━━ Source records
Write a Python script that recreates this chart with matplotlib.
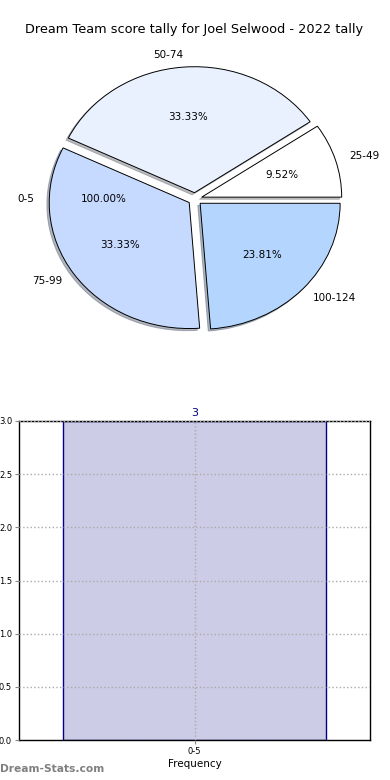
import matplotlib
matplotlib.use("Agg")
import matplotlib.pyplot as plt

# ---- data ----
title = "Dream Team score tally for Joel Selwood - 2022 tally"
pie_labels = ["25-49", "50-74", "75-99", "100-124"]
pie_values = [2, 7, 7, 5]
pie_colors = ["#ffffff", "#e9f0fe", "#c6d9fe", "#b4d6fe"]
extra_label = ["0-5"]
extra_value = [1]

bar_categories = ["0-5"]
bar_values = [3]
yticks = [0.0, 0.5, 1.0, 1.5, 2.0, 2.5, 3.0]

fig = plt.figure(figsize=(3.9, 7.8), dpi=100)

# ---- pie ----
axp = fig.add_axes([0, 1 - 360 / 780, 1, 320 / 780])
# single-slice overlay pie (invisible wedge, visible labels)
axp.pie(extra_value, labels=extra_label, autopct="%1.2f%%", explode=[0.05],
        colors=["none"], wedgeprops=dict(linewidth=0, edgecolor="none"),
        textprops=dict(fontsize=7.5), startangle=0)
axp.pie(pie_values, labels=pie_labels, colors=pie_colors, autopct="%1.2f%%",
        explode=[0.05] * len(pie_values),
        shadow=dict(ox=-0.012, oy=-0.012, shade=0.5), startangle=0,
        wedgeprops=dict(edgecolor="black", linewidth=0.7),
        textprops=dict(fontsize=7.5))
axp.set_aspect("auto")
axp.set_xlim(-195 / 140, 195 / 140)
axp.set_ylim(-(360 - 199) / 126, (199 - 40) / 126)
axp.axis("off")

fig.text(194 / 390, 1 - 30 / 780, title, ha="center", va="center", fontsize=9.3)

# ---- bar ----
axb = fig.add_axes([19 / 390, 1 - 740 / 780, 351 / 390, 319 / 780])
x = list(range(len(bar_categories)))
bars = axb.bar(x, bar_values, width=0.8, color="#ccccE6", edgecolor="#00008b",
               linewidth=1.0, zorder=2)
for xi, v in zip(x, bar_values):
    axb.text(xi, v + 0.03, str(v), ha="center", va="bottom", color="#000080",
             fontsize=8)
axb.set_xlim(-0.532, 0.532)
axb.set_ylim(0, 3.0)
axb.set_yticks(yticks)
axb.set_yticklabels([f"{t:.1f}" for t in yticks])
axb.set_xticks(x)
axb.set_xticklabels(bar_categories)
axb.tick_params(labelsize=6, length=3, color="#888888", pad=2)
axb.grid(True, linestyle=":", color="#aaaaaa", linewidth=1.0, zorder=3)
axb.set_axisbelow(False)
for s in axb.spines.values():
    s.set_linewidth(1.0)
    s.set_color("black")
axb.set_xlabel("Frequency", fontsize=7.5, labelpad=2)

fig.text(0.0, 1 - 769 / 780, "Dream-Stats.com", color="#808080", fontsize=7.7,
         ha="left", va="center", fontweight="semibold")

fig.savefig("out.png", dpi=100)
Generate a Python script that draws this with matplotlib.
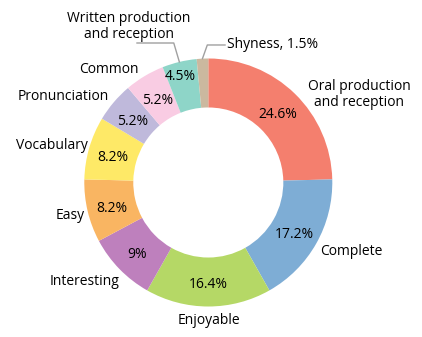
import numpy as np
import matplotlib
matplotlib.use("Agg")
import matplotlib.pyplot as plt

# data
categories = ["Oral production\nand reception", "Complete", "Enjoyable", "Interesting",
              "Easy", "Vocabulary", "Pronunciation", "Common",
              "Written production\nand reception", "Shyness"]
values = [24.6, 17.2, 16.4, 9, 8.2, 8.2, 5.2, 5.2, 4.5, 1.5]
colors = ["#F47F6E", "#7EADD5", "#B5D866", "#BE80BD", "#F9B562",
          "#FEE967", "#BFB9DB", "#F9CCE3", "#8ED5C8", "#CBB89F"]

plt.rcParams['font.family'] = ['Open Sans', 'DejaVu Sans']
fs = 10

fig = plt.figure(figsize=(4.22, 3.37), dpi=100)
ax = fig.add_axes([0, 0, 1, 1])

wedges, texts, autotexts = ax.pie(
    values, colors=colors, startangle=90, counterclock=False, radius=1,
    wedgeprops=dict(width=0.395, linewidth=0),
    labels=categories, labeldistance=1.06,
    autopct=lambda p: '%g%%' % round(p, 1), pctdistance=0.8,
    textprops=dict(fontsize=fs, color='black'))

# pie resets the limits, so place the donut afterwards (centre 208,182 px, radius 124 px)
ax.set_xlim(-208.3 / 124, (422 - 208.3) / 124)
ax.set_ylim(-(337 - 182.5) / 124, 182.5 / 124)
ax.set_aspect('equal')
ax.axis('off')

# outer label placement (in radius units), tuned by eye
label_pos = [(0.80, 0.71, 'left'), (0.90, -0.56, 'left'), (0.006, -1.11, 'center'),
             (-0.72, -0.80, 'right'), (-1.00, -0.27, 'right'), (-0.975, 0.30, 'right'),
             (-0.80, 0.69, 'right'), (-0.56, 0.915, 'right')]
for t, (x, y, ha) in zip(texts, label_pos):
    t.set_position((x, y))
    t.set_horizontalalignment(ha)
    t.set_verticalalignment('center')
    t.set_multialignment('center')
    t.set_linespacing(1.1)

for at in autotexts:
    x, y = at.get_position()
    at.set_position((x, y - 0.025))

# small slice label nudged outwards
ang = np.deg2rad((wedges[8].theta1 + wedges[8].theta2) / 2)
autotexts[8].set_position((0.88 * np.cos(ang) - 0.02, 0.88 * np.sin(ang)))
autotexts[9].set_visible(False)

# leader-line labels for the two thin slices at the top
texts[8].set_visible(False)
texts[9].set_visible(False)

ang = np.deg2rad((wedges[8].theta1 + wedges[8].theta2) / 2)
x0, y0 = np.cos(ang), np.sin(ang)
ax.plot([x0, x0 - 0.045, -0.575], [y0, 1.125, 1.125], color='#A0A0A0', lw=1)
ax.text(-0.64, 1.255, categories[8], ha='center', va='center', fontsize=fs,
        multialignment='center', linespacing=1.1)

ang = np.deg2rad((wedges[9].theta1 + wedges[9].theta2) / 2)
x0, y0 = np.cos(ang), np.sin(ang)
ax.plot([x0, -0.008, 0.135], [y0, 1.109, 1.109], color='#A0A0A0', lw=1)
ax.text(0.15, 1.109, "%s, %g%%" % (categories[9], values[9]), ha='left',
        va='center', fontsize=fs)

fig.savefig("out.png", dpi=100)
━━━━
**Goal**. Leave out the pictures and copy every record above exactly.

**Output for this task**.
Write a Python script that recreates this chart with matplotlib.
import matplotlib
matplotlib.use("Agg")
import matplotlib.pyplot as plt

# ---- data ----
title = "Dream Team score tally for Joel Selwood - 2022 tally"
pie_labels = ["25-49", "50-74", "75-99", "100-124"]
pie_values = [2, 7, 7, 5]
pie_colors = ["#ffffff", "#e9f0fe", "#c6d9fe", "#b4d6fe"]
extra_label = ["0-5"]
extra_value = [1]

bar_categories = ["0-5"]
bar_values = [3]
yticks = [0.0, 0.5, 1.0, 1.5, 2.0, 2.5, 3.0]

fig = plt.figure(figsize=(3.9, 7.8), dpi=100)

# ---- pie ----
axp = fig.add_axes([0, 1 - 360 / 780, 1, 320 / 780])
# single-slice overlay pie (invisible wedge, visible labels)
axp.pie(extra_value, labels=extra_label, autopct="%1.2f%%", explode=[0.05],
        colors=["none"], wedgeprops=dict(linewidth=0, edgecolor="none"),
        textprops=dict(fontsize=7.5), startangle=0)
axp.pie(pie_values, labels=pie_labels, colors=pie_colors, autopct="%1.2f%%",
        explode=[0.05] * len(pie_values),
        shadow=dict(ox=-0.012, oy=-0.012, shade=0.5), startangle=0,
        wedgeprops=dict(edgecolor="black", linewidth=0.7),
        textprops=dict(fontsize=7.5))
axp.set_aspect("auto")
axp.set_xlim(-195 / 140, 195 / 140)
axp.set_ylim(-(360 - 199) / 126, (199 - 40) / 126)
axp.axis("off")

fig.text(194 / 390, 1 - 30 / 780, title, ha="center", va="center", fontsize=9.3)

# ---- bar ----
axb = fig.add_axes([19 / 390, 1 - 740 / 780, 351 / 390, 319 / 780])
x = list(range(len(bar_categories)))
bars = axb.bar(x, bar_values, width=0.8, color="#ccccE6", edgecolor="#00008b",
               linewidth=1.0, zorder=2)
for xi, v in zip(x, bar_values):
    axb.text(xi, v + 0.03, str(v), ha="center", va="bottom", color="#000080",
             fontsize=8)
axb.set_xlim(-0.532, 0.532)
axb.set_ylim(0, 3.0)
axb.set_yticks(yticks)
axb.set_yticklabels([f"{t:.1f}" for t in yticks])
axb.set_xticks(x)
axb.set_xticklabels(bar_categories)
axb.tick_params(labelsize=6, length=3, color="#888888", pad=2)
axb.grid(True, linestyle=":", color="#aaaaaa", linewidth=1.0, zorder=3)
axb.set_axisbelow(False)
for s in axb.spines.values():
    s.set_linewidth(1.0)
    s.set_color("black")
axb.set_xlabel("Frequency", fontsize=7.5, labelpad=2)

fig.text(0.0, 1 - 769 / 780, "Dream-Stats.com", color="#808080", fontsize=7.7,
         ha="left", va="center", fontweight="semibold")

fig.savefig("out.png", dpi=100)
Generate a Python script that draws this with matplotlib.
import numpy as np
import matplotlib
matplotlib.use("Agg")
import matplotlib.pyplot as plt

# data
categories = ["Oral production\nand reception", "Complete", "Enjoyable", "Interesting",
              "Easy", "Vocabulary", "Pronunciation", "Common",
              "Written production\nand reception", "Shyness"]
values = [24.6, 17.2, 16.4, 9, 8.2, 8.2, 5.2, 5.2, 4.5, 1.5]
colors = ["#F47F6E", "#7EADD5", "#B5D866", "#BE80BD", "#F9B562",
          "#FEE967", "#BFB9DB", "#F9CCE3", "#8ED5C8", "#CBB89F"]

plt.rcParams['font.family'] = ['Open Sans', 'DejaVu Sans']
fs = 10

fig = plt.figure(figsize=(4.22, 3.37), dpi=100)
ax = fig.add_axes([0, 0, 1, 1])

wedges, texts, autotexts = ax.pie(
    values, colors=colors, startangle=90, counterclock=False, radius=1,
    wedgeprops=dict(width=0.395, linewidth=0),
    labels=categories, labeldistance=1.06,
    autopct=lambda p: '%g%%' % round(p, 1), pctdistance=0.8,
    textprops=dict(fontsize=fs, color='black'))

# pie resets the limits, so place the donut afterwards (centre 208,182 px, radius 124 px)
ax.set_xlim(-208.3 / 124, (422 - 208.3) / 124)
ax.set_ylim(-(337 - 182.5) / 124, 182.5 / 124)
ax.set_aspect('equal')
ax.axis('off')

# outer label placement (in radius units), tuned by eye
label_pos = [(0.80, 0.71, 'left'), (0.90, -0.56, 'left'), (0.006, -1.11, 'center'),
             (-0.72, -0.80, 'right'), (-1.00, -0.27, 'right'), (-0.975, 0.30, 'right'),
             (-0.80, 0.69, 'right'), (-0.56, 0.915, 'right')]
for t, (x, y, ha) in zip(texts, label_pos):
    t.set_position((x, y))
    t.set_horizontalalignment(ha)
    t.set_verticalalignment('center')
    t.set_multialignment('center')
    t.set_linespacing(1.1)

for at in autotexts:
    x, y = at.get_position()
    at.set_position((x, y - 0.025))

# small slice label nudged outwards
ang = np.deg2rad((wedges[8].theta1 + wedges[8].theta2) / 2)
autotexts[8].set_position((0.88 * np.cos(ang) - 0.02, 0.88 * np.sin(ang)))
autotexts[9].set_visible(False)

# leader-line labels for the two thin slices at the top
texts[8].set_visible(False)
texts[9].set_visible(False)

ang = np.deg2rad((wedges[8].theta1 + wedges[8].theta2) / 2)
x0, y0 = np.cos(ang), np.sin(ang)
ax.plot([x0, x0 - 0.045, -0.575], [y0, 1.125, 1.125], color='#A0A0A0', lw=1)
ax.text(-0.64, 1.255, categories[8], ha='center', va='center', fontsize=fs,
        multialignment='center', linespacing=1.1)

ang = np.deg2rad((wedges[9].theta1 + wedges[9].theta2) / 2)
x0, y0 = np.cos(ang), np.sin(ang)
ax.plot([x0, -0.008, 0.135], [y0, 1.109, 1.109], color='#A0A0A0', lw=1)
ax.text(0.15, 1.109, "%s, %g%%" % (categories[9], values[9]), ha='left',
        va='center', fontsize=fs)

fig.savefig("out.png", dpi=100)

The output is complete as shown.